In its report, the High Pay Centre recommends that outsourced workers be included in future pay ratio calculations.

PwC’s misleadingly modest figures for JSE companies

In its annual executive directors’ remuneration report released last year, audit firm and remuneration consultant PwC calculated that the median pay of the CEO of a JSE-listed company is only 18 times that of a semi-skilled employee and 24 times that of an unskilled employee. These misleadingly modest figures were derived by using a median figure for CEOs of all listed companies and by excluding bonuses and long-term incentives paid to executives.

UK companies are required to disclose bonuses and incentives, and the proposed amendments to the SA Companies Act is clear: “… the remuneration including share options and bonuses of the employee of the company with the highest remuneration, be it the chief executive officer or any other individual holding any prescribed office in the company as may be specified in terms of Section 30(4) and (6) of this Act.”
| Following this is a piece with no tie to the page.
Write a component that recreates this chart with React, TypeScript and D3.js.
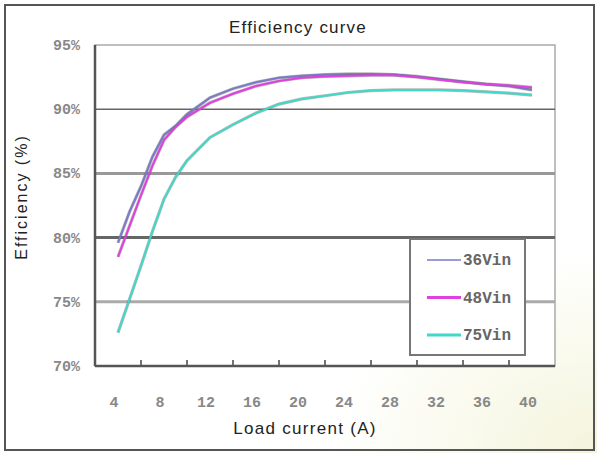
import React from "react";
import * as d3 from "d3";

const loadA = [4, 5, 6, 7, 8, 9, 10, 12, 14, 16, 18, 20, 22, 24, 26, 28, 30, 32, 34, 36, 38, 40];
const eff36 = [79.6, 82.0, 84.0, 86.3, 88.0, 88.7, 89.6, 90.9, 91.6, 92.1, 92.45, 92.6, 92.7, 92.75, 92.75, 92.7, 92.55, 92.35, 92.15, 91.95, 91.8, 91.5];
const eff48 = [78.5, 80.9, 83.3, 85.6, 87.6, 88.6, 89.4, 90.5, 91.2, 91.8, 92.2, 92.45, 92.55, 92.6, 92.65, 92.65, 92.5, 92.3, 92.1, 91.95, 91.85, 91.7];
const eff75 = [72.6, 75.2, 77.8, 80.5, 83.0, 84.7, 86.0, 87.8, 88.8, 89.7, 90.4, 90.8, 91.05, 91.3, 91.45, 91.5, 91.5, 91.5, 91.45, 91.35, 91.25, 91.1];
const seriesNames = ["36Vin", "48Vin", "75Vin"];
const seriesColors = ["#7a7ac8", "#e040e0", "#40d8c8"];
const xTickLabels = [4, 8, 12, 16, 20, 24, 28, 32, 36, 40];
const yTicks = [70, 75, 80, 85, 90, 95];

export default function App() {
  const W = 597, H = 453;
  const left = 95, right = 555, top = 45, bottom = 366;
  const x = d3.scaleLinear().domain([2, 42]).range([left, right]);
  const y = d3.scaleLinear().domain([70, 95]).range([bottom, top]);
  const line = d3.line<[number, number]>().x(d => x(d[0])).y(d => y(d[1]));
  const allSeries = [eff36, eff48, eff75];
  const gridStyle: Record<number, { w: number; c: string }> = {
    90: { w: 1.5, c: "#666" },
    85: { w: 3, c: "#999" },
    80: { w: 3, c: "#666" },
    75: { w: 3, c: "#aaa" },
  };
  const boundaries = d3.range(6, 42, 4);
  const lg = { x0: 410, y0: 239, x1: 525, y1: 355 };
  const mono = "'Liberation Mono', 'DejaVu Sans Mono', monospace";
  const sans = "Arial, 'Liberation Sans', sans-serif";
  return (
    <svg width={W} height={H} style={{ position: "absolute", left: 0, top: 0 }}>
      <defs>
        <radialGradient id="bg" cx="1" cy="1" r="0.45">
          <stop offset="0" stopColor="#f4f4dc" />
          <stop offset="1" stopColor="#ffffff" />
        </radialGradient>
      </defs>
      <rect x={0} y={0} width={W} height={H} fill="url(#bg)" />
      <rect x={5} y={5} width={589} height={445} fill="none" stroke="#555" strokeWidth={2} />
      <text x={298} y={33} textAnchor="middle" fontFamily={sans} fontSize={17} letterSpacing={1.2} fill="#222">
        Efficiency curve
      </text>
      <rect x={left} y={top} width={right - left} height={bottom - top} fill="#fff" stroke="#aaa" strokeWidth={1.5} />
      {yTicks.filter(t => gridStyle[t]).map(t => (
        <line key={t} x1={left} x2={right} y1={y(t)} y2={y(t)} stroke={gridStyle[t].c} strokeWidth={gridStyle[t].w} />
      ))}
      {boundaries.map(b => (
        <line key={b} x1={x(b)} x2={x(b)} y1={bottom} y2={bottom - 6} stroke="#444" strokeWidth={1.5} />
      ))}
      <line x1={left} x2={left} y1={top} y2={bottom} stroke="#555" strokeWidth={2.5} />
      <line x1={left} x2={right} y1={bottom} y2={bottom} stroke="#555" strokeWidth={2.5} />
      {yTicks.map(t => (
        <text key={t} x={80} y={y(t) + 5} textAnchor="end" fontFamily={mono} fontWeight="bold" fontSize={15} fill="#888">
          {t}%
        </text>
      ))}
      {xTickLabels.map(t => (
        <text key={t} x={x(t) - 4} y={407} textAnchor="middle" fontFamily={mono} fontWeight="bold" fontSize={15} fill="#888">
          {t}
        </text>
      ))}
      {allSeries.map((s, i) => (
        <g key={i}>
          <path d={line(loadA.map((a, j) => [a, s[j]] as [number, number])) || ""} fill="none" stroke="#666" strokeWidth={3.2} opacity={0.45} />
          <path d={line(loadA.map((a, j) => [a, s[j]] as [number, number])) || ""} fill="none" stroke={seriesColors[i]} strokeWidth={2} />
        </g>
      ))}
      <text transform={`translate(27,197) rotate(-90)`} textAnchor="middle" fontFamily={sans} fontSize={16} letterSpacing={2} fill="#222">
        Efficiency (%)
      </text>
      <text x={305} y={434} textAnchor="middle" fontFamily={sans} fontSize={17} letterSpacing={1.3} fill="#222">
        Load current (A)
      </text>
      <rect x={lg.x0} y={lg.y0} width={lg.x1 - lg.x0} height={lg.y1 - lg.y0} fill="#fff" stroke="#777" strokeWidth={2} />
      {seriesNames.map((n, i) => {
        const ly = 260 + i * 37.5;
        return (
          <g key={n}>
            <line x1={427} x2={461} y1={ly} y2={ly} stroke={seriesColors[i]} strokeWidth={i === 0 ? 1.5 : 3} />
            <text x={463} y={ly + 5} fontFamily={mono} fontWeight="bold" fontSize={16} fill="#666">
              {n}
            </text>
          </g>
        );
      })}
    </svg>
  );
}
The proposed amendments are also clear that it is remuneration relating to individuals and not the median of groups that has to be disclosed.

Read: Is variable pay guilty of inflating the wage gap?

Unintended consequences

Another proposed amendment contained in the Companies Amendment Bill that is likely to shake up the remuneration industry is the requirement that members of a remuneration committee resign if their remuneration report is rejected by at least 25% of shareholders at two successive shareholders’ meetings.

The board must appoint a new committee within 40 business days and none of the directors who resigned are eligible for reappointment to the remuneration committee for two years.

One unintended result of this proposal could be to chill shareholder activism on remuneration.

To date the vote on remuneration policies has been non-binding and has been of little or no consequence other than virtue-signalling by institutional shareholders.

Ironically the proposed amendment, which introduces consequences to the vote, might curb this activism given institutional shareholders’ reluctance to engage forcefully with their investee companies.